4.7 Other Systems and Conclusion
In the sections above, the authors have considered six general types of EDMS that are most likely to be used by states or other medium to large organizations. These six types are not meant to be an exhaustive list, and there are certainly other ways an organization can successfully manage data. One example that quickly comes to mind is using a GIS to manage data. Often many GIS packages use geodatabases as a back end for mapping functions, and those can be leveraged for their ability to perform key database operations such as establishing primary key/foreign key relationships and SQL joins. What a GIS may lack as an out-of-the-box feature is automated loading of nongeographic data such as laboratory EDDs—something that a well-designed EDMS will typically do with relative ease. (For more information on handling geographic data in the context of an EDMS, please see the Geospatial Data work products.)

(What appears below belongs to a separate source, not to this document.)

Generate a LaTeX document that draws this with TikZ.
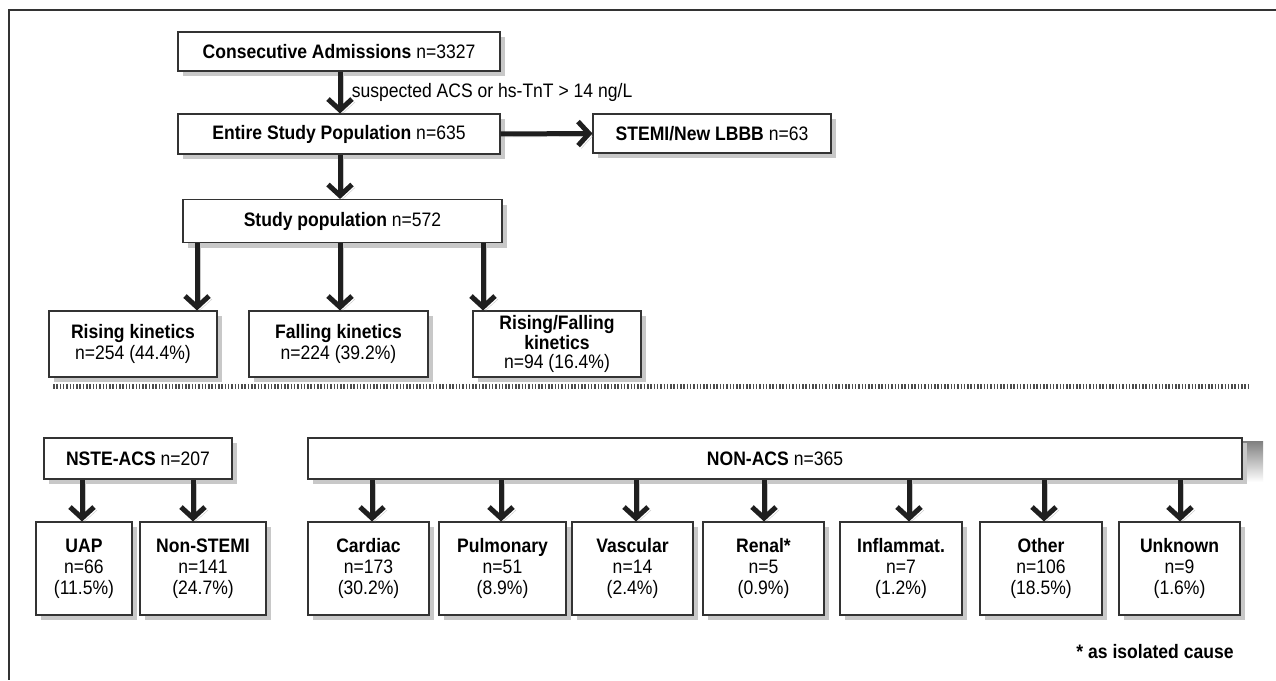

Regardless, the strengths and weaknesses of any system must be evaluated against the specific needs of the project to ensure that data integrity and quality are maintained. Does the system have the ability to input data from a variety of different sources—field, laboratory, third-party consultants? Can the system easily generate reports to meet the needs of project managers, decision makers, or the public at large? Finally, evaluate the totality of costs involved. While the up-front expense of a larger, more complex database system described in Sections 4.4–4.6 in this document may be high, one must also consider the opportunity and efficiency losses by continuing to use a less robust system such as spreadsheets or desktop database software. This decision is going to be individual to each organization and, with so many considerations, likely will not be easy. The authors hope that the information and discussion laid out in this fact sheet has helped to clarify some of the technical details around these systems and clarify the decision-making process.
The references cited in this fact sheet, and the other ITRC EDM Best Practices fact sheets, are included in one combined list that is available on the ITRC web site. The combined acronyms list is also available on the ITRC web site.